Create a first draft with 5–7 stages. Use names that fit the internal process and the buyer’s workflow. Add the top buying triggers and the most common role involvement.

Step 3: Add role-specific questions and evidence needs

For each stage, list the questions each key role asks. Then add the evidence that can reduce uncertainty. Evidence may include test plans, references, documentation, and deployment approaches.

Step 4: Map current content and touchpoints

List what content exists today for each stage. Also note sales touchpoints like discovery calls, site visits, workshops, and technical reviews. Identify where content exists and where it is missing.

Step 5: Identify gaps and prioritize fixes

Gaps can be content gaps, enablement gaps, or process gaps. Prioritization can consider which gap blocks the next stage and which gap appears most often in interviews and sales notes.

Common prioritization categories:

  • Stage blocker: buyers cannot move forward without specific proof
  • Trust gap: buyers doubt fit, risk, or delivery ability
  • Timing gap: buyers need information sooner than it is provided
  • Handoff gap: buyers repeat questions because roles change too late

Step 6: Create an action plan and assign owners

Each gap should become an action with an owner and a clear output. Example outputs include a new landing page, a technical guide, a validation plan template, or an onboarding checklist.

Step 7: Update the map based on new feedback

Industrial markets change with regulations, technology, and customer constraints. Journey maps should be reviewed on a regular schedule and updated when new patterns appear in deals.

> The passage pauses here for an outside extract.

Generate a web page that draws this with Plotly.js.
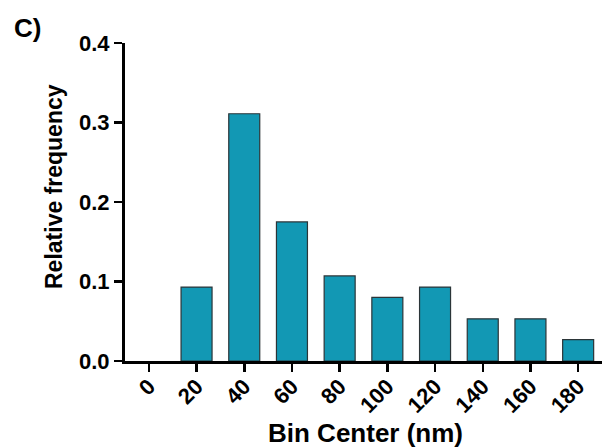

Example journey map for an industrial purchase

Example scenario: automation retrofit for a packaging line

An industrial buyer starts due to recurring downtime and inconsistent product quality. The evaluation begins after internal requirements are framed for uptime targets, integration needs, and rollout downtime limits.

A practical stage mapping example can look like this:

  • Awareness: content explains likely causes of packaging line downtime and quality drift
  • Research: requirement checklist and integration overview used to frame technical needs
  • Evaluation: solution brief and case study show fit with similar line constraints
  • Validation: pilot plan, test approach, and reference projects reduce risk
  • Procurement: documentation for vendor onboarding, delivery timeline, and support coverage
  • Adoption: training plan, commissioning steps, and service escalation process

Example role questions that affect content

Engineering may ask about sensor integration and control logic. Operations may ask about downtime windows and changeover steps. Procurement may ask about warranty terms and documentation timelines.

These role questions can guide which assets get built first and which ones need stronger specificity.

Common mistakes in industrial buyer journey mapping

Using only one persona

Many journey maps focus on a single role. Industrial buying decisions often need multiple approvals. A map can miss key blockers when role needs are not included.

Mapping stages using only internal steps

Internal milestones can differ from how buyers experience decisions. Buyers may need research time that does not show up in the pipeline. Stages should reflect buyer work and information needs.

Skipping the validation and procurement steps

Validation and procurement often contain the biggest delays. If messaging and proof do not match late-stage requirements, deals can stall even after strong early interest.

Building content without a next step

Assets can attract visits but still not move the journey forward. Each asset should connect to a clear next action, such as a technical call, a checklist, a validation workshop, or a documentation request.

How to maintain an industrial journey map over time

Schedule reviews and keep a change log

Journey maps should not stay fixed. A simple change log can capture updates, new buyer language, new objections, and new proof items that emerge.

Monitor new buying triggers

Triggers can shift due to regulation changes, new leadership priorities, supply chain issues, or technology updates. Tracking these changes can help refresh awareness content and early-stage messaging.

Re-test content fit during renewals and expansions

Post-purchase feedback can reveal what content helped adoption and where confusion happened. Renewal and expansion journeys can also reveal new buyer needs that differ from the original purchase.

Checklist: what to include in an industrial marketing buyer journey map

  • Stage list that matches buyer work from awareness to post-purchase
  • Buying triggers tied to operational and compliance needs
  • Buyer roles and the decisions each role influences
  • Role-specific questions at each stage
  • Evidence needs such as testing, references, or documentation
  • Current touchpoints including content and sales actions
  • Gaps and priorities with clear owners and deliverables
  • Handoff rules so information is not repeated
  • Update process based on interviews, wins, losses, and feedback

If an industrial marketing buyer journey map is built with clear stages, role-based questions, and proof needs, it can guide content planning and sales enablement in a way that matches how technical buyers decide.